======== RECORD LIST ========

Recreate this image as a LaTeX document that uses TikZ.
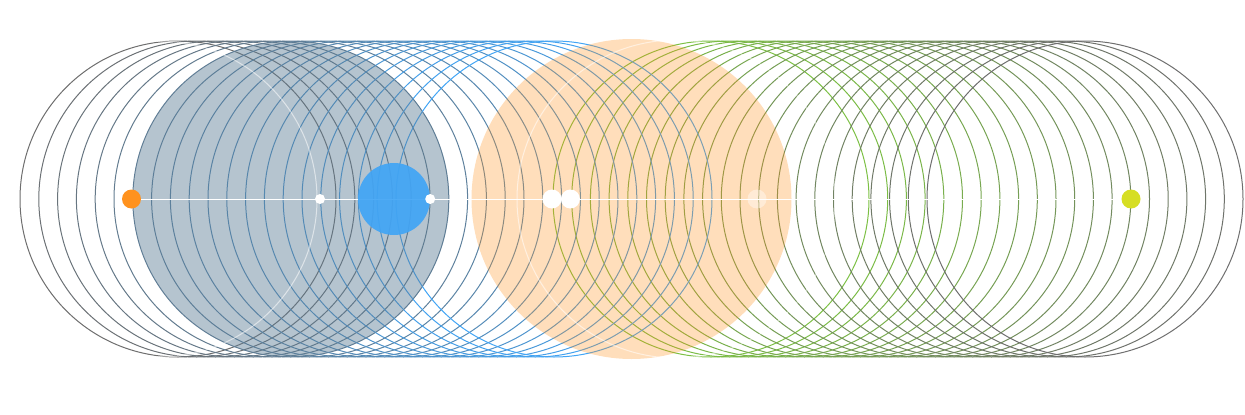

========
======== RECORD LIST ========

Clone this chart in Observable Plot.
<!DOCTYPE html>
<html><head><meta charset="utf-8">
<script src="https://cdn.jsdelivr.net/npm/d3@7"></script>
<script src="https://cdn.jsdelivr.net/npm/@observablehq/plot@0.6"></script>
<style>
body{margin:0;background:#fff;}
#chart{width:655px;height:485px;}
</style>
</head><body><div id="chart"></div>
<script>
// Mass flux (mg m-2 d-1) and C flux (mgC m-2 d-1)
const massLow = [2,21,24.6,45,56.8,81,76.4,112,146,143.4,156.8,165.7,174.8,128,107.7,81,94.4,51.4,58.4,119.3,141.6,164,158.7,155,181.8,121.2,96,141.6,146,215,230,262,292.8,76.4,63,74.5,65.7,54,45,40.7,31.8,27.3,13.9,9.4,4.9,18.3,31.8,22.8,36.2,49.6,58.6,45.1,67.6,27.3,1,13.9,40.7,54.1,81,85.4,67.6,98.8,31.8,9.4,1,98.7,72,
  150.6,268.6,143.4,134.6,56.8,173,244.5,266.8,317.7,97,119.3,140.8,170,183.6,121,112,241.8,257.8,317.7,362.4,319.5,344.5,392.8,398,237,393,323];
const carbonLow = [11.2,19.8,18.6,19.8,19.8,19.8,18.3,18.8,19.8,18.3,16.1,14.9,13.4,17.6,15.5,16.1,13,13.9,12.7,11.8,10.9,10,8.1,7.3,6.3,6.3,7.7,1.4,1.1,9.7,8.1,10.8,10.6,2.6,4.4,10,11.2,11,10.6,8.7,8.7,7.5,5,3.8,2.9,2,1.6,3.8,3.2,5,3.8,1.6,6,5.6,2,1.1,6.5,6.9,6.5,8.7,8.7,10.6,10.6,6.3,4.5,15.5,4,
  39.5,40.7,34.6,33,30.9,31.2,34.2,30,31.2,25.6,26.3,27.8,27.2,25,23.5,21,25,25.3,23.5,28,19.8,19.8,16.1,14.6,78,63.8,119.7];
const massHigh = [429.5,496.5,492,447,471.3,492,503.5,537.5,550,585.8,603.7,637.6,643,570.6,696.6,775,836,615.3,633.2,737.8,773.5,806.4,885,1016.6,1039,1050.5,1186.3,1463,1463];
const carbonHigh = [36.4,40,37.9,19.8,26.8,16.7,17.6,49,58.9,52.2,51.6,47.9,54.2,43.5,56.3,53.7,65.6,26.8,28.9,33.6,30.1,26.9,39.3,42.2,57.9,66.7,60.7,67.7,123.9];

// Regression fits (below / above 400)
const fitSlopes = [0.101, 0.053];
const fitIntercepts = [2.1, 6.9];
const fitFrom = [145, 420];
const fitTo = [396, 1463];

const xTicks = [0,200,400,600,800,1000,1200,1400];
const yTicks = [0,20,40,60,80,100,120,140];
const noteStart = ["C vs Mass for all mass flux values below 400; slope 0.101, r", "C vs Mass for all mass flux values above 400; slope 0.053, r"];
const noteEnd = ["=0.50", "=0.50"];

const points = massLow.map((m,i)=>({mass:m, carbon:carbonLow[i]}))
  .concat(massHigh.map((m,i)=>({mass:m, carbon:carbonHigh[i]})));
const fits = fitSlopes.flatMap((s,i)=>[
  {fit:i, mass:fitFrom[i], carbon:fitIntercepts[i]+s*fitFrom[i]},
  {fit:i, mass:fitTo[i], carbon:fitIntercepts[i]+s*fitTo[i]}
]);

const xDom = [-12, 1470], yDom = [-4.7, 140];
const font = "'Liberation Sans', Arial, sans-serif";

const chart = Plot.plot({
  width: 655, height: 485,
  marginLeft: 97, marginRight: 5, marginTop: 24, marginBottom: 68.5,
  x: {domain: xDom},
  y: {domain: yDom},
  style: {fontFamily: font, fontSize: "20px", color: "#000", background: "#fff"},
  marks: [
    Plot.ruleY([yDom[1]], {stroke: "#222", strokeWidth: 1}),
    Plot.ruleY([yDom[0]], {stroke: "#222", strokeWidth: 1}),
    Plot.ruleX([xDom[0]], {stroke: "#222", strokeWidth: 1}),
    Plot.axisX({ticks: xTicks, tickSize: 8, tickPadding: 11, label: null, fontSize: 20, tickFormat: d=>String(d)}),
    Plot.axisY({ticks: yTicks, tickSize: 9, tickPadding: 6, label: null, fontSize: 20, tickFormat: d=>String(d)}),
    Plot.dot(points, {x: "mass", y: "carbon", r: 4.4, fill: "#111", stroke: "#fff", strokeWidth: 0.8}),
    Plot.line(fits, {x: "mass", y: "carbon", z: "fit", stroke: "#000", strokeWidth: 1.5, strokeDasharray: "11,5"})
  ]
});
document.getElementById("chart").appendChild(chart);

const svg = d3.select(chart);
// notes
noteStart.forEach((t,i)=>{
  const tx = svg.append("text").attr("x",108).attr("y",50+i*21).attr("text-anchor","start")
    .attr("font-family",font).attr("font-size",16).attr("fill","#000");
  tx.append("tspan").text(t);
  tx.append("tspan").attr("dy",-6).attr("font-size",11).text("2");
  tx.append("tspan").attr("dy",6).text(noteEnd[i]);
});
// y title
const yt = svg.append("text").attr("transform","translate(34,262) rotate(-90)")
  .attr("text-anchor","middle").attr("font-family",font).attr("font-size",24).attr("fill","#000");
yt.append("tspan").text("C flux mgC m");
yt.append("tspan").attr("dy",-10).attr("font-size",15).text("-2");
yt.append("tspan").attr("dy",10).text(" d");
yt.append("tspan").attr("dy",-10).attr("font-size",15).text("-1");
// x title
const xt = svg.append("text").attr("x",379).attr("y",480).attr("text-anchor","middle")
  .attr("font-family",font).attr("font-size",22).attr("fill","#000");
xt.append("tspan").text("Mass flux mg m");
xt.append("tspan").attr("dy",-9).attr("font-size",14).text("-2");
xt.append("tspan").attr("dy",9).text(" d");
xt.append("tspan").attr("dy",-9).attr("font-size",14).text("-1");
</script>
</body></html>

========

Your task is to reproduce exactly the lines beginning at the line containing "Clone this chart in Observable Plot." and ending at the line containing "const fitTo = [396, 1463];", inclusive.

▸ THE RESULT
Clone this chart in Observable Plot.
<!DOCTYPE html>
<html><head><meta charset="utf-8">
<script src="https://cdn.jsdelivr.net/npm/d3@7"></script>
<script src="https://cdn.jsdelivr.net/npm/@observablehq/plot@0.6"></script>
<style>
body{margin:0;background:#fff;}
#chart{width:655px;height:485px;}
</style>
</head><body><div id="chart"></div>
<script>
// Mass flux (mg m-2 d-1) and C flux (mgC m-2 d-1)
const massLow = [2,21,24.6,45,56.8,81,76.4,112,146,143.4,156.8,165.7,174.8,128,107.7,81,94.4,51.4,58.4,119.3,141.6,164,158.7,155,181.8,121.2,96,141.6,146,215,230,262,292.8,76.4,63,74.5,65.7,54,45,40.7,31.8,27.3,13.9,9.4,4.9,18.3,31.8,22.8,36.2,49.6,58.6,45.1,67.6,27.3,1,13.9,40.7,54.1,81,85.4,67.6,98.8,31.8,9.4,1,98.7,72,
  150.6,268.6,143.4,134.6,56.8,173,244.5,266.8,317.7,97,119.3,140.8,170,183.6,121,112,241.8,257.8,317.7,362.4,319.5,344.5,392.8,398,237,393,323];
const carbonLow = [11.2,19.8,18.6,19.8,19.8,19.8,18.3,18.8,19.8,18.3,16.1,14.9,13.4,17.6,15.5,16.1,13,13.9,12.7,11.8,10.9,10,8.1,7.3,6.3,6.3,7.7,1.4,1.1,9.7,8.1,10.8,10.6,2.6,4.4,10,11.2,11,10.6,8.7,8.7,7.5,5,3.8,2.9,2,1.6,3.8,3.2,5,3.8,1.6,6,5.6,2,1.1,6.5,6.9,6.5,8.7,8.7,10.6,10.6,6.3,4.5,15.5,4,
  39.5,40.7,34.6,33,30.9,31.2,34.2,30,31.2,25.6,26.3,27.8,27.2,25,23.5,21,25,25.3,23.5,28,19.8,19.8,16.1,14.6,78,63.8,119.7];
const massHigh = [429.5,496.5,492,447,471.3,492,503.5,537.5,550,585.8,603.7,637.6,643,570.6,696.6,775,836,615.3,633.2,737.8,773.5,806.4,885,1016.6,1039,1050.5,1186.3,1463,1463];
const carbonHigh = [36.4,40,37.9,19.8,26.8,16.7,17.6,49,58.9,52.2,51.6,47.9,54.2,43.5,56.3,53.7,65.6,26.8,28.9,33.6,30.1,26.9,39.3,42.2,57.9,66.7,60.7,67.7,123.9];

// Regression fits (below / above 400)
const fitSlopes = [0.101, 0.053];
const fitIntercepts = [2.1, 6.9];
const fitFrom = [145, 420];
const fitTo = [396, 1463];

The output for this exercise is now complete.